In a surprising, one-line opinion today, the Supreme Court wrote that it had “improvidently” agreed to hear a case from the U.S. Court of Appeals for the 11th Circuit regarding card-check neutrality, a popular organizing strategy used by unions across the country. Although the Court heard oral arguments on the merits of the case, Unite Here Local 355 v. Martin Mulhall and Mardi Gras Gaming, on Nov. 13, it apparently concluded upon further review that the case was not ripe for decision.
As Al Jazeera America reported prior to oral argument, the litigation concerned the legality of “neutrality agreements” concluded between unions and private employers to set ground rules for workplace unionization efforts. Such agreements are often paired with “card check,” a signature-based alternative to a yes-no union vote. The 11th Circuit ruled that the types of promises and information exchanged in neutrality agreements are impermissible “things of value” prohibited by an anti-corruption labor statute, hamstringing unions reliant on the strategy of card-check neutrality.

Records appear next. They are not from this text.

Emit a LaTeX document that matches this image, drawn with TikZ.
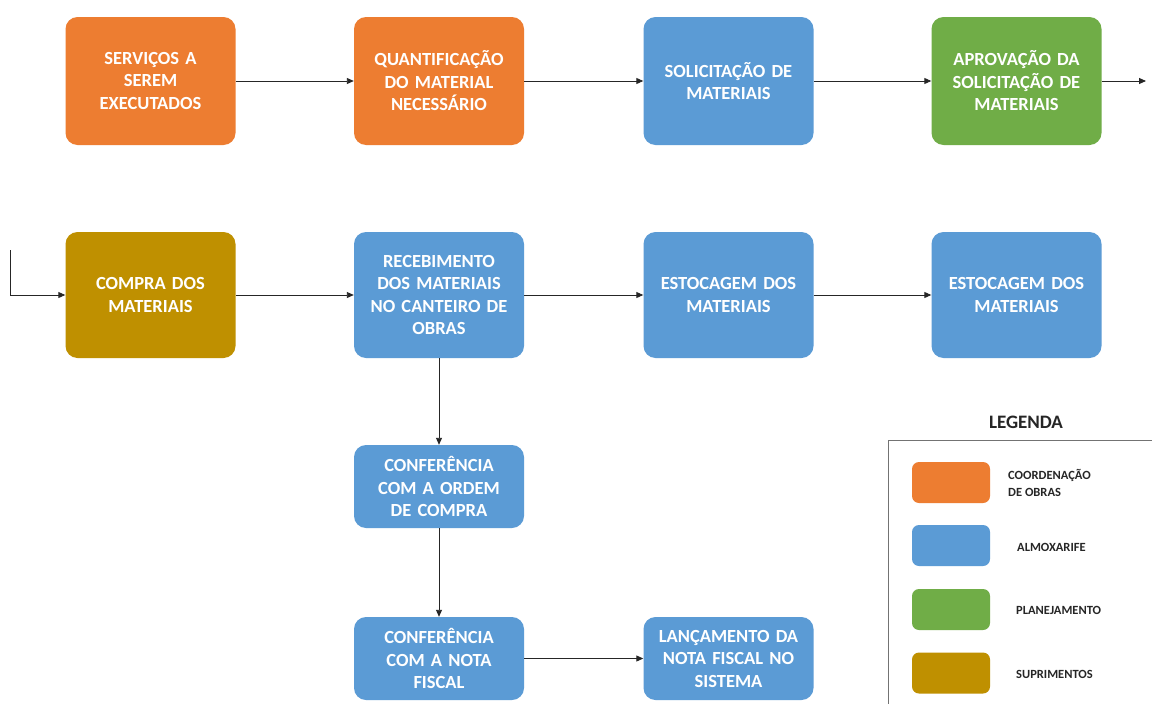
\documentclass[tikz,border=0pt]{standalone}
\usepackage{fontspec}
\setmainfont{Carlito}
\newfontfamily\boxfamily[WordSpace=0.7]{Carlito}
\usetikzlibrary{arrows.meta}
\definecolor{coord}{HTML}{ED7D31}
\definecolor{almox}{HTML}{5B9BD5}
\definecolor{plan}{HTML}{70AD47}
\definecolor{supr}{HTML}{BF9000}
\tikzset{
  stepbox/.style={rounded corners=12pt, minimum width=170pt, text width=164pt,
    align=center, text=white, font=\boxfamily\fontsize{18.5}{22.5}\selectfont\bfseries, inner sep=0pt},
  tallbox/.style={stepbox, minimum height=128pt},
  shortbox/.style={stepbox, minimum height=83pt},
  flow/.style={draw=black!85, line width=0.9pt, -{Triangle[length=7pt,width=6pt]}},
  swatch/.style={rounded corners=7pt, minimum width=78pt, minimum height=41pt, inner sep=0pt},
  legtext/.style={anchor=west, align=left, font=\fontsize{12.5}{17}\selectfont\bfseries, text=black!85, inner sep=0pt}
}
\begin{document}
\begin{tikzpicture}[x=1pt,y=-1pt]
\useasboundingbox (0,0) rectangle (1152,704);
\fill[white] (0,0) rectangle (1152,704);

% first row
\node[tallbox, fill=coord] (srv) at (150.5,81) {SERVIÇOS A\\SEREM\\EXECUTADOS};
\node[tallbox, fill=coord] (qtd) at (439,81) {QUANTIFICAÇÃO\\DO MATERIAL\\NECESSÁRIO};
\node[tallbox, fill=almox] (sol) at (728.5,81) {SOLICITAÇÃO DE\\MATERIAIS};
\node[tallbox, fill=plan] (apr) at (1016.5,81) {APROVAÇÃO DA\\SOLICITAÇÃO DE\\MATERIAIS};

% second row
\node[tallbox, fill=supr, minimum height=126pt] (cmp) at (150.5,295) {COMPRA DOS\\MATERIAIS};
\node[tallbox, fill=almox, minimum height=126pt] (rec) at (439,295) {RECEBIMENTO\\DOS MATERIAIS\\NO CANTEIRO DE\\OBRAS};
\node[tallbox, fill=almox, minimum height=126pt] (est1) at (728.5,295) {ESTOCAGEM DOS\\MATERIAIS};
\node[tallbox, fill=almox, minimum height=126pt] (est2) at (1016.5,295) {ESTOCAGEM DOS\\MATERIAIS};

% checking column
\node[shortbox, fill=almox] (ord) at (439,486.5) {CONFERÊNCIA\\COM A ORDEM\\DE COMPRA};
\node[shortbox, fill=almox] (nf) at (439,658.5) {CONFERÊNCIA\\COM A NOTA\\FISCAL};
\node[shortbox, fill=almox] (lanc) at (728.5,658.5) {LANÇAMENTO DA\\NOTA FISCAL NO\\SISTEMA};

% connectors
\coordinate (out) at (1146,81);
\coordinate (inTop) at (10,250);
\coordinate (inCorner) at (10,295);
\draw[flow] (srv) -- (qtd);
\draw[flow] (qtd) -- (sol);
\draw[flow] (sol) -- (apr);
\draw[flow] (apr) -- (out);
\draw[flow] (inTop) -- (inCorner) -- (cmp);
\draw[flow] (cmp) -- (rec);
\draw[flow] (rec) -- (est1);
\draw[flow] (est1) -- (est2);
\draw[flow] (rec) -- (ord);
\draw[flow] (ord) -- (nf);
\draw[flow] (nf) -- (lanc);

% legend
\node[font=\fontsize{19}{22}\selectfont\bfseries, text=black!85] (legtitle) at (1026,422) {LEGENDA};
\coordinate (frameBL) at (888,704);
\coordinate (frameTL) at (888,440);
\coordinate (frameTR) at (1152,440);
\draw[black!55, line width=1pt] (frameBL) -- (frameTL) -- (frameTR);
\node[swatch, fill=coord] (swc) at (951,482.5) {};
\node[swatch, fill=almox] (swa) at (951,545.5) {};
\node[swatch, fill=plan] (swp) at (951,609.5) {};
\node[swatch, fill=supr] (sws) at (951,673) {};
\node[legtext] (lc) at (1008,483) {COORDENAÇÃO\\DE OBRAS};
\node[legtext] (la) at (1017,547) {ALMOXARIFE};
\node[legtext] (lp) at (1016,610) {PLANEJAMENTO};
\node[legtext] (ls) at (1016,674) {SUPRIMENTOS};
\end{tikzpicture}
\end{document}
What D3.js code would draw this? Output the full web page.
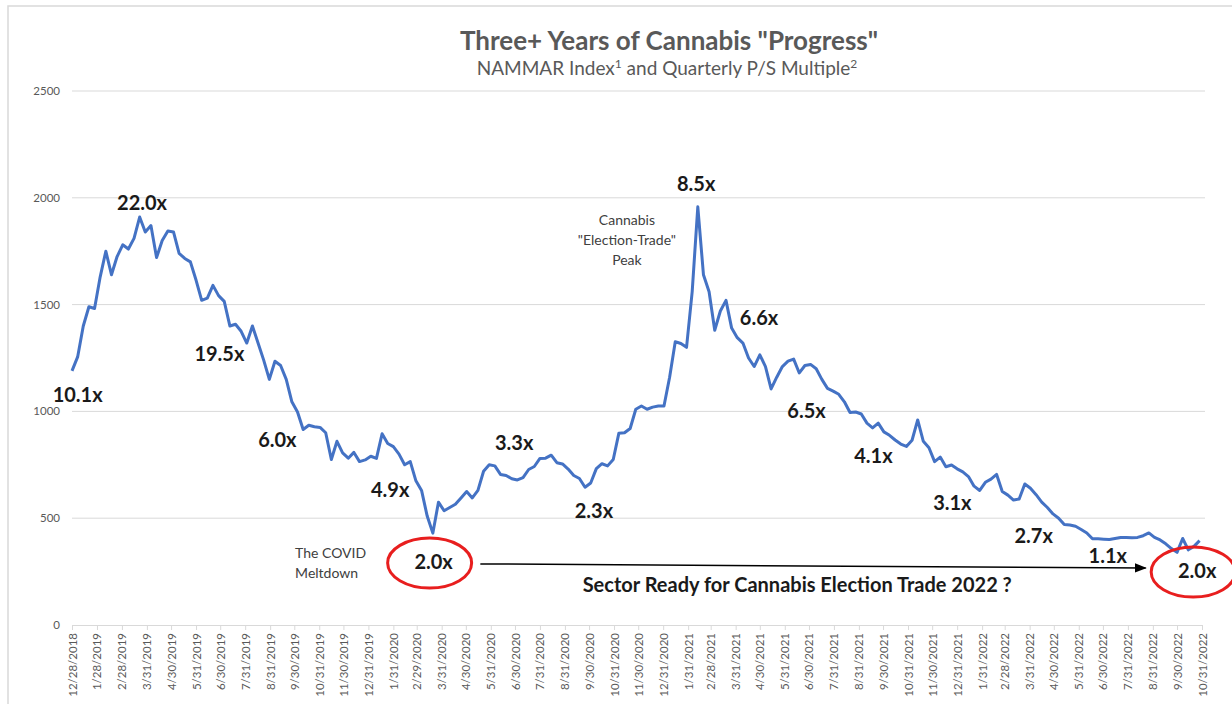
<!DOCTYPE html>
<html>
<head>
<meta charset="utf-8">
<script src="https://cdn.jsdelivr.net/npm/d3@7"></script>
<style>
  body { margin: 0; background: #fff; }
  svg { display: block; font-family: Lato, "Open Sans", sans-serif; }
</style>
</head>
<body>
<svg id="chart" width="1232" height="704"></svg>
<script>
// weekly NAMMAR index closes, starting 12/28/2018
const startDate = "2018-12-28";
const indexValues = [
  1190, 1255, 1400, 1490, 1482, 1630, 1750, 1640, 1725, 1780,
  1760, 1810, 1910, 1840, 1870, 1720, 1800, 1845, 1840, 1740,
  1716, 1700, 1615, 1520, 1530, 1590, 1542, 1515, 1400, 1408,
  1375, 1320, 1400, 1320, 1240, 1150, 1235, 1215, 1150, 1045,
  997, 915, 935, 928, 925, 900, 775, 860, 806, 781,
  808, 765, 773, 790, 780, 895, 850, 835, 800, 750,
  765, 675, 630, 510, 430, 575, 535, 550, 565, 595,
  625, 595, 630, 720, 750, 745, 705, 700, 685, 679,
  690, 728, 742, 780, 781, 795, 760, 754, 730, 700,
  686, 645, 665, 732, 755, 745, 775, 898, 900, 920,
  1010, 1025, 1010, 1020, 1025, 1025, 1160, 1326, 1318, 1300,
  1560, 1958, 1640, 1560, 1380, 1470, 1520, 1390, 1345, 1320,
  1250, 1210, 1265, 1210, 1105, 1160, 1210, 1235, 1245, 1180,
  1215, 1220, 1200, 1150, 1108, 1095, 1080, 1045, 995, 997,
  988, 945, 923, 945, 904, 888, 866, 847, 836, 865,
  960, 860, 830, 765, 786, 741, 749, 731, 717, 695,
  650, 630, 668, 683, 705, 625, 608, 585, 590, 660,
  640, 610, 575, 550, 520, 500, 470, 468, 462, 447,
  431, 404, 404, 402, 400, 405, 410, 410, 408, 410,
  418, 431, 410, 398, 380, 358, 340, 405, 352, 368,
  395
];

const tickLabels = [
  "12/28/2018", "1/28/2019", "2/28/2019", "3/31/2019", "4/30/2019", "5/31/2019",
  "6/30/2019", "7/31/2019", "8/31/2019", "9/30/2019", "10/31/2019", "11/30/2019",
  "12/31/2019", "1/31/2020", "2/29/2020", "3/31/2020", "4/30/2020", "5/31/2020",
  "6/30/2020", "7/31/2020", "8/31/2020", "9/30/2020", "10/31/2020", "11/30/2020",
  "12/31/2020", "1/31/2021", "2/28/2021", "3/31/2021", "4/30/2021", "5/31/2021",
  "6/30/2021", "7/31/2021", "8/31/2021", "9/30/2021", "10/31/2021", "11/30/2021",
  "12/31/2021", "1/31/2022", "2/28/2022", "3/31/2022", "4/30/2022", "5/31/2022",
  "6/30/2022", "7/31/2022", "8/31/2022", "9/30/2022", "10/31/2022"
];

const yTicks = [0, 500, 1000, 1500, 2000, 2500];

// P/S multiple call-outs, anchored at a date / index level
const multipleLabels = ["10.1x", "22.0x", "19.5x", "6.0x", "4.9x", "2.0x", "3.3x", "2.3x",
  "8.5x", "6.6x", "6.5x", "4.1x", "3.1x", "2.7x", "1.1x", "2.0x"];
const multipleDates = ["2019-01-04", "2019-03-25", "2019-06-29", "2019-09-09", "2020-01-27",
  "2020-03-21", "2020-06-29", "2020-10-06", "2021-02-10", "2021-04-29", "2021-06-27",
  "2021-09-18", "2021-12-25", "2022-04-05", "2022-07-06", "2022-10-25"];
const multipleLevels = [1044, 1943, 1236, 833, 599, 262, 820, 501,
  2032, 1405, 969, 758, 538, 384, 290, 220];
const circled = [5, 15];

const parseIso = d3.timeParse("%Y-%m-%d");
const parseTick = d3.timeParse("%m/%d/%Y");

const t0 = parseIso(startDate);
const series = indexValues.map((v, i) => ({ date: d3.timeDay.offset(t0, 7 * i), value: v }));
const tickDates = tickLabels.map(parseTick);

const svg = d3.select("#chart");
const plotLeft = 72, plotRight = 1202, plotTop = 91, plotBottom = 625;

const x = d3.scaleTime()
  .domain([tickDates[0], tickDates[tickDates.length - 1]])
  .range([plotLeft, plotRight]);
const y = d3.scaleLinear().domain([0, 2500]).range([plotBottom, plotTop]);

// outer frame
svg.append("rect")
  .attr("x", 8).attr("y", 6).attr("width", 1400).attr("height", 900)
  .attr("fill", "none").attr("stroke", "#d9d9d9").attr("stroke-width", 1.5);

// gridlines + y labels
svg.append("g")
  .selectAll("line")
  .data(yTicks.filter(d => d > 0))
  .join("line")
  .attr("x1", plotLeft).attr("x2", plotRight + 3)
  .attr("y1", d => y(d)).attr("y2", d => y(d))
  .attr("stroke", "#d9d9d9").attr("stroke-width", 1);

svg.append("g")
  .selectAll("text")
  .data(yTicks)
  .join("text")
  .attr("x", 60).attr("y", d => y(d) + 4)
  .attr("text-anchor", "end")
  .attr("font-size", 11.5).attr("fill", "#595959")
  .text(d => d);

// x axis
const xAxis = svg.append("g")
  .attr("transform", `translate(0,${plotBottom})`)
  .call(d3.axisBottom(x).tickValues(tickDates).tickSize(5).tickFormat((d, i) => tickLabels[i]));
xAxis.select(".domain").attr("stroke", "#d9d9d9");
xAxis.selectAll(".tick line").attr("stroke", "#d9d9d9");
xAxis.selectAll(".tick text")
  .attr("transform", "rotate(-90)")
  .attr("x", -8).attr("y", 0).attr("dy", "0.35em")
  .attr("text-anchor", "end")
  .attr("font-family", "Lato, sans-serif")
  .attr("font-size", 11.5).attr("fill", "#595959");

// index line
svg.append("path")
  .datum(series)
  .attr("fill", "none")
  .attr("stroke", "#4472c4")
  .attr("stroke-width", 3)
  .attr("stroke-linejoin", "round")
  .attr("d", d3.line().x(d => x(d.date)).y(d => y(d.value)));

// titles
svg.append("text")
  .attr("x", 669).attr("y", 50).attr("text-anchor", "middle")
  .attr("font-size", 26).attr("font-weight", 700).attr("fill", "#595959")
  .text('Three+ Years of Cannabis "Progress"');

const sub = svg.append("text")
  .attr("x", 667).attr("y", 75).attr("text-anchor", "middle")
  .attr("font-size", 19).attr("fill", "#595959");
sub.append("tspan").text("NAMMAR Index");
sub.append("tspan").attr("font-size", 12).attr("dy", -7).text("1");
sub.append("tspan").attr("dy", 7).text(" and Quarterly P/S Multiple");
sub.append("tspan").attr("font-size", 12).attr("dy", -7).text("2");

// multiple call-outs
const callouts = multipleLabels.map((t, i) => ({
  text: t, cx: x(parseIso(multipleDates[i])), cy: y(multipleLevels[i]), ring: circled.includes(i)
}));

svg.append("g")
  .selectAll("ellipse")
  .data(callouts.filter(d => d.ring))
  .join("ellipse")
  .attr("cx", d => d.cx - 4).attr("cy", d => d.cy - 6)
  .attr("rx", 42).attr("ry", 25)
  .attr("fill", "none").attr("stroke", "#e81e1e").attr("stroke-width", 3);

svg.append("g")
  .selectAll("text")
  .data(callouts)
  .join("text")
  .attr("x", d => d.cx).attr("y", d => d.cy)
  .attr("text-anchor", "middle")
  .attr("font-size", 20).attr("font-weight", 700).attr("fill", "#1a1a1a")
  .text(d => d.text);

// arrow from the covid low to today
svg.append("defs").append("marker")
  .attr("id", "head").attr("viewBox", "0 0 10 10")
  .attr("refX", 9).attr("refY", 5)
  .attr("markerWidth", 8).attr("markerHeight", 8)
  .attr("orient", "auto")
  .append("path").attr("d", "M0,1 L10,5 L0,9 Z").attr("fill", "#000");

svg.append("line")
  .attr("x1", x(parseIso("2020-05-18"))).attr("y1", y(286))
  .attr("x2", x(parseIso("2022-08-22"))).attr("y2", y(267))
  .attr("stroke", "#000").attr("stroke-width", 1.5)
  .attr("marker-end", "url(#head)");

svg.append("text")
  .attr("x", x(parseIso("2020-09-22"))).attr("y", y(154))
  .attr("font-size", 20).attr("font-weight", 700).attr("fill", "#1a1a1a")
  .text("Sector Ready for Cannabis Election Trade 2022 ?");

// small notes
const covid = svg.append("text")
  .attr("x", x(parseIso("2019-10-01"))).attr("y", y(314))
  .attr("font-size", 14).attr("fill", "#404040");
covid.append("tspan").text("The COVID");
covid.append("tspan").attr("x", x(parseIso("2019-10-01"))).attr("dy", 20).text("Meltdown");

const peak = svg.append("text")
  .attr("x", x(parseIso("2020-11-16"))).attr("y", y(1872))
  .attr("text-anchor", "middle")
  .attr("font-size", 14).attr("fill", "#404040");
["Cannabis", '"Election-Trade"', "Peak"].forEach((t, i) => {
  peak.append("tspan").attr("x", x(parseIso("2020-11-16"))).attr("dy", i ? 20 : 0).text(t);
});
</script>
</body>
</html>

Justice Breyer, joined by Justices Kagan and Sotomayor, authored a dissent stating that the Court should have requested additional briefing on two “antecedent” questions: whether the case was moot — because the agreement in question had expired — and whether Martin Mulhall, the plaintiff, lacked standing — because he had opted out of the union anyway. The Workplace Prof Blog noted, “The dissent would have preferred that the Court rule on these questions and, if either apply, vacate the Eleventh Circuit's decision to remove any precedential value.” Justice Breyer also raised the question of whether the anti-corruption statute at hand permits individuals for filing “private rights of action.”
The Court’s inaction leaves the 11th Circuit decision in tact and preserves a split in authority: The 3rd and 4th Circuits have explicitly ruled that neutrality agreements do not violate anti-corruption laws. Both the National Right to Work Legal Defense Foundation (NRTW), which represented plaintiff Mulhall and the Mardi Gras Casino, and Unite Here Local 355, the South Florida service workers’ union, read today’s decision positively.
“Because the 11th Circuit opinion stands, at least in Georgia and Florida, workers are still protected from these agreements,” said Bill Messenger, the NRTW lawyer who argued the case before the Supreme Court. He said that his group will continue to litigate the legality of card-check neutrality.
A press release issued by Unite Here stated, “It is clear that if the Court had thought that neutrality agreements were criminal, as the plaintiff alleged, it would have proceeded to consider the merits. Very significantly, the dissent in Mulhall… should put an end to the National Right to Work Foundation’s project of finding employees to front for its attacks on these agreements.”